A virtual firm launched yesterday which hopes to attract 50 corporate and commercial lawyers billing a total of £15m a year by 2019.
Carbon Law Partners, whose chief executive is former City solicitor Michael Burne, aspires to the success of virtual law firms such as Keystone Law  and Setfords.
Mr Burne said Carbon was “for ambitious, client-focused lawyers who want choice, control and freedom. It is for those who want the flexibility of running their own firm, but with the back-up and support of systems used by a top-50 firm wherever they are based”.
Mr Burne has worked variously as a solicitor at Allen & Overy, head of legal at wealth manager St James’s Place Capital plc, and as MD of Cardiff-based commercial law firm Paritas. He founded Carbon with banker Owain Saunders-Jones, who has held senior roles at Barclays and Lloyds.
With its public launch, the firm has now embarked on actively seeking out partners. Speaking to Legal Futures, Mr Burne said he had spoken to some 20 lawyers in target firms during 2013 as part of research for the project.
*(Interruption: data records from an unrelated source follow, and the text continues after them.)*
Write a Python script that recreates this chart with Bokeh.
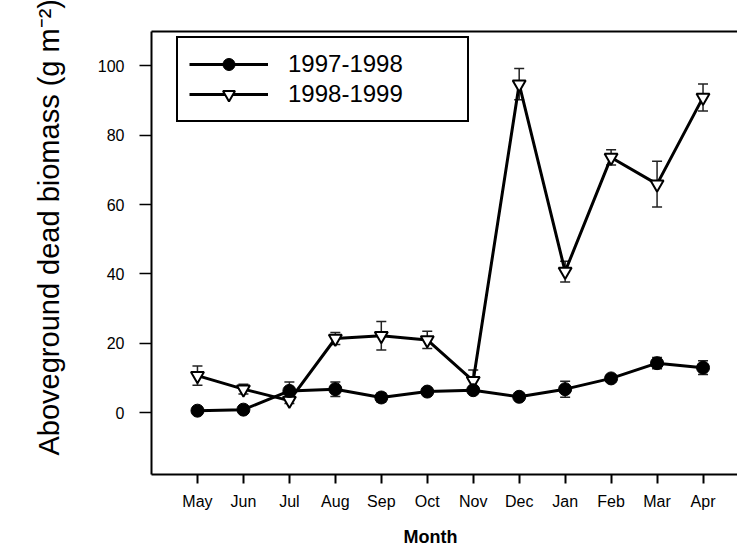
from bokeh.plotting import figure
from bokeh.models import (ColumnDataSource, Whisker, TeeHead, FixedTicker,
                          LinearAxis, Range1d, Legend, LegendItem, Title)
from bokeh.embed import file_html
from bokeh.resources import INLINE

# ---- data ----
months = ["May", "Jun", "Jul", "Aug", "Sep", "Oct", "Nov", "Dec", "Jan", "Feb", "Mar", "Apr"]
y_9798 = [0.6, 0.9, 6.3, 6.8, 4.4, 6.1, 6.5, 4.6, 6.8, 9.9, 14.3, 13.0]
err_9798 = [0.4, 0.4, 2.6, 2.1, 1.3, 0.8, 0.8, 0.6, 2.3, 1.0, 1.6, 2.0]
y_9899 = [10.7, 6.8, 3.5, 21.4, 22.2, 21.0, 9.2, 94.7, 40.7, 73.6, 65.9, 90.9]
err_9899 = [2.8, 1.4, 0.8, 1.7, 4.1, 2.5, 3.1, 4.5, 3.0, 2.2, 6.6, 3.9]
yticks = [0, 20, 40, 60, 80, 100]
series_names = ["1997-1998", "1998-1999"]
x_title = "Month"
y_title = "Aboveground dead biomass (g m\u207b\u00b2)"

FONT = "Liberation Sans"
idx = list(range(len(months)))

src1 = ColumnDataSource(dict(x=idx, y=y_9798,
                             lo=[v - e for v, e in zip(y_9798, err_9798)],
                             hi=[v + e for v, e in zip(y_9798, err_9798)]))
src2 = ColumnDataSource(dict(x=idx, y=y_9899,
                             lo=[v - e for v, e in zip(y_9899, err_9899)],
                             hi=[v + e for v, e in zip(y_9899, err_9899)]))

p = figure(width=737, height=559, output_backend="svg", toolbar_location=None,
           x_range=Range1d(-1.0, 11.75), y_range=Range1d(-17.8, 109.9),
           min_border_left=151, min_border_right=0, min_border_top=31,
           min_border_bottom=85)
p.outline_line_color = None
p.xgrid.visible = False
p.ygrid.visible = False
p.background_fill_color = "white"
p.border_fill_color = "white"

# error bars
for src in (src1, src2):
    w = Whisker(source=src, base="x", upper="hi", lower="lo",
                line_color="#222222", line_width=1.5,
                upper_head=TeeHead(size=10, line_color="#222222", line_width=1.5),
                lower_head=TeeHead(size=10, line_color="#222222", line_width=1.5))
    p.add_layout(w)

l2 = p.line("x", "y", source=src2, line_color="black", line_width=3)
s2 = p.scatter("x", "y", source=src2, marker="inverted_triangle", size=13,
               fill_color="white", line_color="black", line_width=2)
l1 = p.line("x", "y", source=src1, line_color="black", line_width=3)
s1 = p.scatter("x", "y", source=src1, marker="circle", size=13,
               fill_color="black", line_color="black")

legend = Legend(items=[LegendItem(label=series_names[0], renderers=[l1, s1]),
                       LegendItem(label=series_names[1], renderers=[l2, s2])],
                location=(25, 352))
legend.border_line_color = "black"
legend.border_line_width = 2
legend.border_line_alpha = 1
legend.label_text_font = FONT
legend.label_text_font_size = "24px"
legend.label_text_color = "black"
legend.glyph_width = 79
legend.glyph_height = 30
legend.label_height = 30
legend.label_width = 168
legend.label_standoff = 20
legend.spacing = 0
legend.padding = 11
legend.margin = 0
legend.background_fill_alpha = 1
p.add_layout(legend)

# x axis
xa = p.xaxis[0]
xa.ticker = FixedTicker(ticks=idx)
xa.major_label_overrides = {i: m for i, m in zip(idx, months)}
xa.minor_tick_line_color = None
xa.major_tick_in = 0
xa.major_tick_out = 9
xa.major_tick_line_width = 2
xa.axis_line_width = 2
xa.major_label_text_font = FONT
xa.major_label_text_font_size = "16px"
xa.major_label_text_color = "black"
xa.major_label_standoff = 9

# y axis
ya = p.yaxis[0]
ya.ticker = FixedTicker(ticks=yticks)
ya.minor_tick_line_color = None
ya.major_tick_in = 0
ya.major_tick_out = 12
ya.major_tick_line_width = 1.5
ya.axis_line_width = 2
ya.major_label_text_font = FONT
ya.major_label_text_font_size = "16px"
ya.major_label_text_color = "black"
ya.major_label_standoff = 15

# axis titles (Title objects so they can be offset along the axis)
p.add_layout(Title(text=x_title, align="left", offset=252, standoff=24,
                   text_font=FONT, text_font_style="bold",
                   text_font_size="18px", text_color="black"), "below")
p.add_layout(Title(text=y_title, align="left", offset=19, standoff=60,
                   text_font=FONT, text_font_style="normal",
                   text_font_size="29px", text_color="black"), "left")

# top frame line
top = LinearAxis(axis_line_width=2, ticker=FixedTicker(ticks=[]),
                 major_tick_line_color=None, minor_tick_line_color=None,
                 major_tick_out=0, major_tick_in=0, major_label_standoff=0)
p.add_layout(top, "above")

open("out.html", "w").write(file_html(p, INLINE))
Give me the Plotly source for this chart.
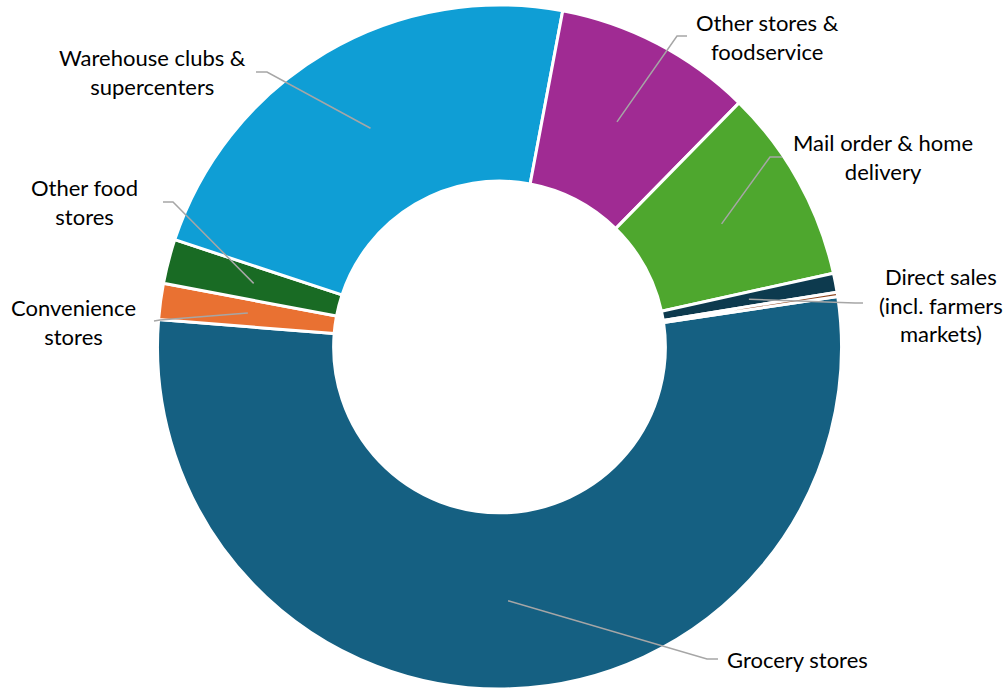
import math
import plotly.graph_objects as go

# Share of food-at-home spending by outlet (percent)
outlets = [
    "Grocery stores",
    "Convenience stores",
    "Other food stores",
    "Warehouse clubs & supercenters",
    "Other stores & foodservice",
    "Mail order & home delivery",
    "Direct sales (incl. farmers markets)",
    "Home production & donations",
]
shares = [53.7, 1.7, 2.1, 22.9, 9.4, 9.2, 0.9, 0.2]
label_texts = [
    "Grocery stores",
    "Convenience<br>stores",
    "Other food<br>stores",
    "Warehouse clubs &<br>supercenters",
    "Other stores &<br>foodservice",
    "Mail order & home<br>delivery",
    "Direct sales<br>(incl. farmers<br>markets)",
    "",
]
colors = ["#156082", "#E97132", "#196B24", "#0F9ED5",
          "#A02B93", "#4EA72E", "#0D3A4E", "#8C441E"]

W, H = 1008, 690
CX, CY, R = 499.5, 347.0, 342.0
ROTATION = 81.5
HOLE = 0.485

# Label placement (pixel centre of text block, elbow point, end of leader)
label_layout = {
    "Grocery stores": dict(text=(797, 659), elbow=(707, 659), end=(718, 659)),
    "Convenience stores": dict(text=(73, 322), elbow=(160, 320), end=(154, 321)),
    "Other food stores": dict(text=(84, 202), elbow=(173, 202), end=(163, 202)),
    "Warehouse clubs & supercenters": dict(text=(152, 72), elbow=(267, 72), end=(256, 72)),
    "Other stores & foodservice": dict(text=(767, 37), elbow=(677, 36), end=(687, 36)),
    "Mail order & home delivery": dict(text=(883, 157), elbow=(770, 157), end=(782, 157)),
    "Direct sales (incl. farmers markets)": dict(text=(941, 305), elbow=(855, 303), end=(863, 303)),
}


def px(x, y):
    return x / W, 1 - y / H


fig = go.Figure(go.Pie(
    labels=outlets,
    values=shares,
    sort=False,
    direction="clockwise",
    rotation=ROTATION,
    hole=HOLE,
    textinfo="none",
    hoverinfo="label+percent",
    marker=dict(colors=colors, line=dict(color="white", width=3)),
    domain=dict(x=[(CX - R) / W, (CX + R) / W],
                y=[(H - CY - R) / H, (H - CY + R) / H]),
    showlegend=False,
))

shapes = []
annotations = []
total = sum(shares)
cum = 0.0
lead_r = R * (1 + HOLE) / 2
for name, v, txt in zip(outlets, shares, label_texts):
    mid = math.radians(ROTATION + (cum + v / 2) / total * 360)
    cum += v
    if name not in label_layout:
        continue
    spec = label_layout[name]
    sx = CX + lead_r * math.sin(mid)
    sy = CY - lead_r * math.cos(mid)
    pts = [px(sx, sy), px(*spec["elbow"]), px(*spec["end"])]
    path = "M {:.5f},{:.5f} L {:.5f},{:.5f} L {:.5f},{:.5f}".format(
        *pts[0], *pts[1], *pts[2])
    shapes.append(dict(type="path", xref="paper", yref="paper", path=path,
                       line=dict(color="#A6A6A6", width=1.5)))
    tx, ty = px(*spec["text"])
    annotations.append(dict(text=txt, x=tx, y=ty, xref="paper", yref="paper",
                            xanchor="center", yanchor="middle", align="center",
                            showarrow=False,
                            font=dict(family="Lato", size=22, color="#000000")))

fig.update_layout(
    width=W, height=H,
    margin=dict(l=0, r=0, t=0, b=0),
    paper_bgcolor="white",
    plot_bgcolor="white",
    shapes=shapes,
    annotations=annotations,
)

fig.write_html("out.html")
There was already a “pipeline” of lawyers “at different stages of the decision-making process” who had expressed interest in joining.
He added that in terms of recruiting members, “lawyers don’t make snap decisions and frankly if they did, we probably wouldn’t want them”. He conceded it was likely some lawyers might wait until others ‘jumped’ first, but predicted that if Carbon could “achieve traction in the first six to 12 months”, it would create “a natural momentum”.
He said a key message Carbon needed to convey was “that in many ways we are the safe place to be”. Elaborating, he said: “We need to create a tribe of lawyers who think like we think; people who want to invest in themselves, and maybe want to create a firm that they control but without the risk of starting their own law firm, without any of the exit problems or successor insurance problems when they want to stop.”
Lawyers the firm was targeting included both younger “aspirers” to partnership and older “retirers” who wanted to escape traditional partnership both with their capital account intact and the risk of having “a joint and several liability call”. By choosing Carbon, they would “do the lifestyle thing and come and retire into one of our limited companies”, he said. They would also benefit from “a capital value in the client relationships” they had built up over decades.
Mr Burne said Carbon was “a law firm and a legal services platform” that created “the conditions that we think lawyers need to operate in”, backed by “state-of-the-art technology”. When they joined, lawyers would “be inside their own limited companies, so insulated from the negative side of joint and several liability, with no requirement to make a capital account contribution to our business”.
Carbon would provide, procured by contract with the individual limited companies, the “essentials that allow you to practice as a solicitor”, such as insurance, as well as voluntary “concierge” services, such as back office functions. As a “single entity law firm”, Carbon takes “all of the risk of the advice given by partners, who are named in the insurance policy”, he said. From a regulatory point of view, “the regulator is regulating Carbon and Carbon is responsible for the behaviour, conduct and advice of all of the lawyers within it”.
Carbon would take a percentage of lawyers’ earnings on a sliding scale. Those billing over £200,000 would receive “a minimum of 70% of what they bill” and the higher the billing, the smaller the percentage taken by the firm.
A Carbon “bond” would be a performance-related percentage of the firm’s profits, allocated according to a “quality multiplier” calculated according to “how compliant they are and how much they add to overall brand value”, Mr Burne said.